I had trouble getting to sleep last night. I am in denial that I need back surgery and so I am fortunate (apply sarcasm) to be able to experience excruciating pain during the night. I say fortunate because I had slipped into the mind set of surgery denial once again yesterday, thinking that my temporary relief was life changing and that I really didn't need to move forward with my path. Ha ha ha. I tossed and turned considerably more than normal which woke me more than I am used to during the night. My first memory of dreaming was me being chased by a man who was trying to get into my home. I called 911 for help, and then later in another dream segment the man was in my home and I called 911 again, this time just screaming in agony over the phone line. Both times I was rescued and both times I survived the ordeal. As the night went on I rolled into another frame with animals. I was surrounded by animals but there this was this black mangy looking wolf that was attacking me, I kept trying to escape from him, fend myself off from him, run from him, he was very scary and I was visibly frightened. I was able to ward him off but he kept coming back, at some point I simply reached out with love and embraced this terrifying wolf and he turned into the cutest little snuggly puppy dog who just needed to be loved. All he was seeking was love but he did not know how to express his needs. The puppy just melted into my arms and brought forth memories from the movie RISEN, which I had just seen that night. LOVE, it is only and all about LOVE.

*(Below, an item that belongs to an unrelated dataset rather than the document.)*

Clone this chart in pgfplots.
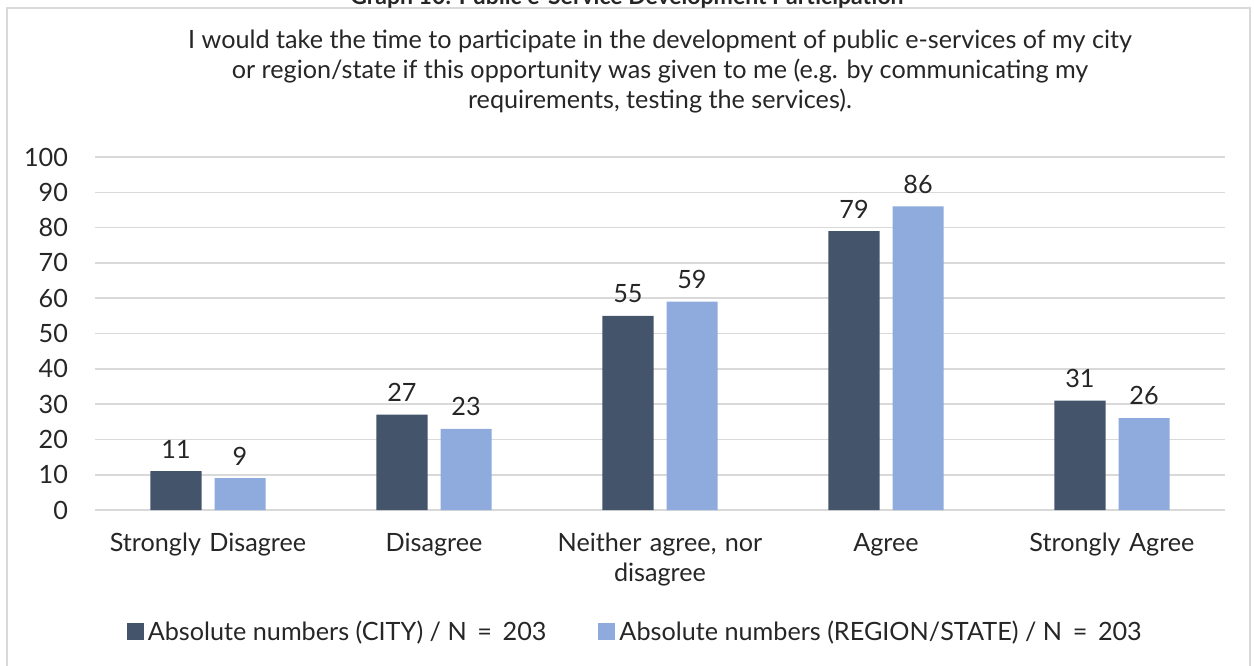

I woke at a start at 6:15, I was exhausted and I had just gone through the wolf to puppy saga. My mind was foggy and I just stumbled out of bed. The pain shooting down my right leg was intense and my thoughts quickly became consumed with the physical sensations of pain shooting through my body. I forgot the dream and moved on with my morning routine to get the kids out the door and off to school. Once I was able to sit with my dreams it has unfolded that the fears are mine, the dark wolf, the scary intruder, they are all pieces of me and the fear that resides within me. Seeing that I simply need to embrace all aspects of myself and hold space for myself has been very enlightening. My fears have been amped up recently with the idea of back surgery on the horizon. I have held out for 25 years on my back, I was first told that I needed surgery in 1991, now it is 2016. I have been so scared of surgery I have never even allowed for it to be in my consciousness, I have walked with the pain for so very long now and I am exhausted and simply want to put it down. My heart is taking a toll from the extreme pain, my blood pressure readings have been incredibly high and this spot on my nose keeps showing up - in Chinese medicine it represents the heart channel, but I have digressed.

I have begun having glass song bowl treatments along with chakra clearings almost daily. The relief I have received is increidble. During my first experience with the song bowl I was transported off of the table to a lifetime as a nordic woman. I saw myself running for my life through the woods, I could see the snow and the pine trees all around me, I was being chased by what looked like a bear. The bear caught me and morphed into a viking warrior who snapped me in half over his leg, my back was broken and I was broken. The vision and experience was so intenese I knew that it held true significance and awakening. My perspective on my current back situation quickly shifted to one of gratitude for not having to experience the completely broken back again in this lifetime. My healer pulled out the wounding and the life experience and my body quivered throughout as the release took place from within me.

Myabe this rabbit hole of fear isn't so bad, maybe on the other end of it I will find a deep needed release of the fear and some much needed healing on the other end of that release.